Sunday, 18 April 2010

Uh-oh... Someone's come along and burst our bubble.


A friend recently told me about an art documentary they had seen on tv late last year, and urged me to watch it. 'The great contemporary art bubble', follows a guy called Ben Lewis, whose aim is to try and understand and figure out the reason behind the sudden boom in the contemporary art market, as well as the escalated price tags attached to so many contemporary art pieces recently, whilst the rest of the economy seems to suffer.

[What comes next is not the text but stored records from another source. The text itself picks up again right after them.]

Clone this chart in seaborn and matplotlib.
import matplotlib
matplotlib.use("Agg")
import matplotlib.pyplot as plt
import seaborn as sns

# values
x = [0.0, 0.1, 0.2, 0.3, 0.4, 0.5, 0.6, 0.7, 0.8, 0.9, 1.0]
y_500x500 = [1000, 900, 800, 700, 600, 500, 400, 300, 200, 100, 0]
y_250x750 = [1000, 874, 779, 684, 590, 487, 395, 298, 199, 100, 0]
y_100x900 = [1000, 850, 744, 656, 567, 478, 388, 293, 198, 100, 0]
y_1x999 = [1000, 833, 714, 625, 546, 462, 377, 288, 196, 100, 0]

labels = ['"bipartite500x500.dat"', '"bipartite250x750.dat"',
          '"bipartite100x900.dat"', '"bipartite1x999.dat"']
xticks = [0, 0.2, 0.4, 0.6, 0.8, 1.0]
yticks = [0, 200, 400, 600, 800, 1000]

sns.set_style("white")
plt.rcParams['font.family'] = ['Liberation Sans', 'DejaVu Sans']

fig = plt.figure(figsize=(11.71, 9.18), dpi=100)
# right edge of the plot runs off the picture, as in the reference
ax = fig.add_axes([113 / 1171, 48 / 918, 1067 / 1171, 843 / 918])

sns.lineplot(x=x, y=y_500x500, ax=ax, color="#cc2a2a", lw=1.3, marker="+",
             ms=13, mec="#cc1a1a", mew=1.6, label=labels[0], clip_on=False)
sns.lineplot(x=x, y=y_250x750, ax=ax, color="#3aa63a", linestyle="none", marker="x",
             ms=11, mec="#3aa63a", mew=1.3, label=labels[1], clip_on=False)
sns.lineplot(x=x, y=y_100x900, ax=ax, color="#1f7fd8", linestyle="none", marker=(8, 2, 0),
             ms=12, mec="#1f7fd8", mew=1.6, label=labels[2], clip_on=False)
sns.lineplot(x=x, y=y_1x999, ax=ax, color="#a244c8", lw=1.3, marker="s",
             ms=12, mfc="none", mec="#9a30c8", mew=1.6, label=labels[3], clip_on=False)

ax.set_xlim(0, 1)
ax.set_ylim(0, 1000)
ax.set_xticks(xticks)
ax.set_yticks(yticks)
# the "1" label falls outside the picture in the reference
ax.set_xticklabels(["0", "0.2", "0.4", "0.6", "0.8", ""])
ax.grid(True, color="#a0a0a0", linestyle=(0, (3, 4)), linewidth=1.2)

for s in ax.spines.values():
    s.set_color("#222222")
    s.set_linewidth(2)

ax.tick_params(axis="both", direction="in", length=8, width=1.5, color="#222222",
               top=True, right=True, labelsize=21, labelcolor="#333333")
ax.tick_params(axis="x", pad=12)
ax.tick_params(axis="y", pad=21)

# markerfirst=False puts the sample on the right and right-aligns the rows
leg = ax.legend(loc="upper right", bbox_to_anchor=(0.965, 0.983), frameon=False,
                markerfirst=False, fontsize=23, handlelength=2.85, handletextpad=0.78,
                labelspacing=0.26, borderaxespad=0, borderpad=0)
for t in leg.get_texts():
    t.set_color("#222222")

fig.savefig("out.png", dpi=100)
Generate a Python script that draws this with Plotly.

One of the first pieces of info you're hit with, is how much Andy Warhol's piece sold for... £33,000,000. That is just utterly, utterly insane. Think of all the good that could be done with that sort of money. It just makes you think all billionaires are mental. While the economy fell, contemporary art prices rose. Contemporary art has recently become mass produced, hitting 'new record prices'... Lewis found that during may 2008, banks had written off millions of pounds of bad debt, however, to Sotheby's (auction house), it' s as though the debt had never even existed! Sales were on the increase, not at a loss. Once prices are driven up, it creates a momentum that everyone wishes to get involved with. He found the likes of Damien Hirst and Jeff Koons's work, whether dead or alive, the prices continued to rise.

Art seems to have become a 21st century commodity, increasingly commercialised and the newest, hippest and most popular works are increasingly sought after. Risky and edgy art, like works completed by Tracey Emin and Damien Hirst are one of a kind, unique and controversial. People nowadays (well, I say people, what I meant was... millionaires/billionaires) have the capability and the means to collect iconic works. Gallery owners and dealers were being probed to escalate the prices and to fake bid on works of art to make sure they never fail to sell; after all... 'making money is art.'

We as fine art students are being gently prodded into becoming a part of this chain, but at what cost? We, as cravers of 'new art', are slowly deviating away from the notion of true, and truly fine art. It's nothing arty, it's just good business.
...Right? Well, I don't want to play my part!

'At particular times, a great deal of stupid people have a great deal of stupid money.' - Ben Lewis.